What the task requires: Starting at the first line of the listing below, repeat each line up to and including the one containing "fig = make_subplots(rows=3, cols=1, shared_xaxes=False)". Leave out pictures.

Dataset content:
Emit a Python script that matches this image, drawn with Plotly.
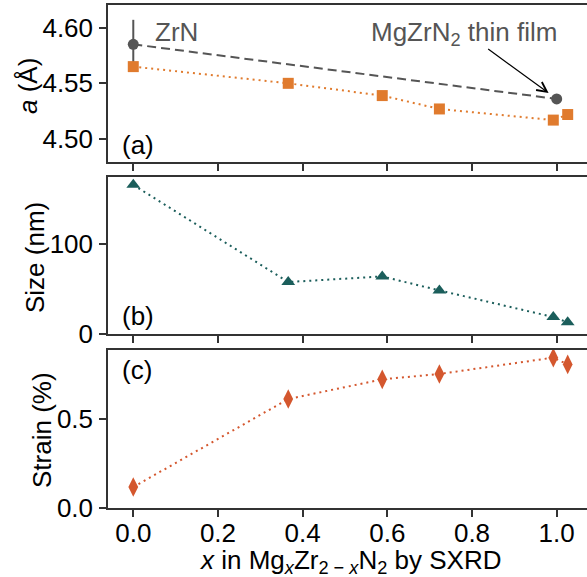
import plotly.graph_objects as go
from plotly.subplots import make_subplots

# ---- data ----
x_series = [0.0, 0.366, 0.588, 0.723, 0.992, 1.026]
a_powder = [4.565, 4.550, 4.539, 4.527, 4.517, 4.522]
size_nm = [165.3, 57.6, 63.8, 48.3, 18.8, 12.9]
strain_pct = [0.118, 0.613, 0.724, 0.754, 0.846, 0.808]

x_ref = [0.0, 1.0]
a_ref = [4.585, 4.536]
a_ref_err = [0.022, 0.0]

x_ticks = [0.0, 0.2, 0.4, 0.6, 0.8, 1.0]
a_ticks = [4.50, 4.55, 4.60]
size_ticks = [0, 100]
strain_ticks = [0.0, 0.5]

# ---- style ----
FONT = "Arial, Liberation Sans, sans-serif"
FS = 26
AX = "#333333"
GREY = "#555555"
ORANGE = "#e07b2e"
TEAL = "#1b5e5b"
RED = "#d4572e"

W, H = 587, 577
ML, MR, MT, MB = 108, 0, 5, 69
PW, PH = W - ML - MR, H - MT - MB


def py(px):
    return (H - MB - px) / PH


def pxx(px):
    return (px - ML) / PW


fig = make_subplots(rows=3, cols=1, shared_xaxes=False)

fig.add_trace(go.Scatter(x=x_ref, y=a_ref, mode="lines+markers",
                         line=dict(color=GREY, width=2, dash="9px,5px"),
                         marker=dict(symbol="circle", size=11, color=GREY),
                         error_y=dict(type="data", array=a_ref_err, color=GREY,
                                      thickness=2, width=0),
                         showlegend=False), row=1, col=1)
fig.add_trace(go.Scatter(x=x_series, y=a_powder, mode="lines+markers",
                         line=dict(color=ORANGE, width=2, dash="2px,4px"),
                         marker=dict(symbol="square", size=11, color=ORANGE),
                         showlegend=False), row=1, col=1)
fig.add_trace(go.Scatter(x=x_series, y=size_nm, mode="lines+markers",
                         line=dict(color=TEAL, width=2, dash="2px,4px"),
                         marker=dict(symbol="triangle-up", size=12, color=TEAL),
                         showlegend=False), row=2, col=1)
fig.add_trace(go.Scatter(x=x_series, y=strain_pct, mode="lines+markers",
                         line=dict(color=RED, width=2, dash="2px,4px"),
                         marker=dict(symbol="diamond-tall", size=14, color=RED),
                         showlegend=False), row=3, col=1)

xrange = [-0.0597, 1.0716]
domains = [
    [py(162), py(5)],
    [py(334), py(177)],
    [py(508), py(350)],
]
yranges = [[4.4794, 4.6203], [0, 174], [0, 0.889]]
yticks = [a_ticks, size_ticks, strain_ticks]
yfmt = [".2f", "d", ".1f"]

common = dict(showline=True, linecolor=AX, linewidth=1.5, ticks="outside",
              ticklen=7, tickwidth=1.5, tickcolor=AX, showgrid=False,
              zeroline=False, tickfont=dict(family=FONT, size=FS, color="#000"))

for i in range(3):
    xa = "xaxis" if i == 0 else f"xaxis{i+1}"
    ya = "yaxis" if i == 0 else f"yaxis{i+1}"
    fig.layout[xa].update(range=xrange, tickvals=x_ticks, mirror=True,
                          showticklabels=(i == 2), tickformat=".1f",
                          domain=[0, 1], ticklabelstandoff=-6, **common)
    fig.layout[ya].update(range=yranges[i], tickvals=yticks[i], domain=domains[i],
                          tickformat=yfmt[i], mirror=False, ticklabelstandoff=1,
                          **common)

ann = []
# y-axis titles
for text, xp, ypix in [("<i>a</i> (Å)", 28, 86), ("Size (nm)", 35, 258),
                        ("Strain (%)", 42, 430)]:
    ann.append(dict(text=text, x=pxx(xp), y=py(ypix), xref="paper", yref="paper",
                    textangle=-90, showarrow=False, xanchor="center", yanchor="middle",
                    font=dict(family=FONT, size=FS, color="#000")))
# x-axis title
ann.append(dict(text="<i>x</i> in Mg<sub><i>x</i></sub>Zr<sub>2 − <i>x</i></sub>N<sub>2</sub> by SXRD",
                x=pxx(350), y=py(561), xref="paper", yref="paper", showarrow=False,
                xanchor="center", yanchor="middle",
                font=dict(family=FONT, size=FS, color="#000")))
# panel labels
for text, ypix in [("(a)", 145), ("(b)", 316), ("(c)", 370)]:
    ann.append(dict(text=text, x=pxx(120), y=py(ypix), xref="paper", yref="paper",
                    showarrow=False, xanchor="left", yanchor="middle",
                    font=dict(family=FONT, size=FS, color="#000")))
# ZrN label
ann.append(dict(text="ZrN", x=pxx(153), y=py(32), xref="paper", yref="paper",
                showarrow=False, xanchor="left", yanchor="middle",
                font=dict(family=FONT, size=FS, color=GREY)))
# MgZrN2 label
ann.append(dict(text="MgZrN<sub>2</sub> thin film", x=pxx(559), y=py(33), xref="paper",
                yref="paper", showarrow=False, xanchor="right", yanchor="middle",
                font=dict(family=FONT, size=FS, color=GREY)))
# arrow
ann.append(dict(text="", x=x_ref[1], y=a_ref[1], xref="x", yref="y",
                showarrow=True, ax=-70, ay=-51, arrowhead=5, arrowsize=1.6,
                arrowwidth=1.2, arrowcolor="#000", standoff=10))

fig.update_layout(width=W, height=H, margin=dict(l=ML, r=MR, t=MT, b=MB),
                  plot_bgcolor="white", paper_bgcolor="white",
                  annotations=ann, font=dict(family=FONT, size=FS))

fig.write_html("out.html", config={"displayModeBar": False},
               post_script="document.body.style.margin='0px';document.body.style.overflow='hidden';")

Expected answer:
Emit a Python script that matches this image, drawn with Plotly.
import plotly.graph_objects as go
from plotly.subplots import make_subplots

# ---- data ----
x_series = [0.0, 0.366, 0.588, 0.723, 0.992, 1.026]
a_powder = [4.565, 4.550, 4.539, 4.527, 4.517, 4.522]
size_nm = [165.3, 57.6, 63.8, 48.3, 18.8, 12.9]
strain_pct = [0.118, 0.613, 0.724, 0.754, 0.846, 0.808]

x_ref = [0.0, 1.0]
a_ref = [4.585, 4.536]
a_ref_err = [0.022, 0.0]

x_ticks = [0.0, 0.2, 0.4, 0.6, 0.8, 1.0]
a_ticks = [4.50, 4.55, 4.60]
size_ticks = [0, 100]
strain_ticks = [0.0, 0.5]

# ---- style ----
FONT = "Arial, Liberation Sans, sans-serif"
FS = 26
AX = "#333333"
GREY = "#555555"
ORANGE = "#e07b2e"
TEAL = "#1b5e5b"
RED = "#d4572e"

W, H = 587, 577
ML, MR, MT, MB = 108, 0, 5, 69
PW, PH = W - ML - MR, H - MT - MB


def py(px):
    return (H - MB - px) / PH


def pxx(px):
    return (px - ML) / PW


fig = make_subplots(rows=3, cols=1, shared_xaxes=False)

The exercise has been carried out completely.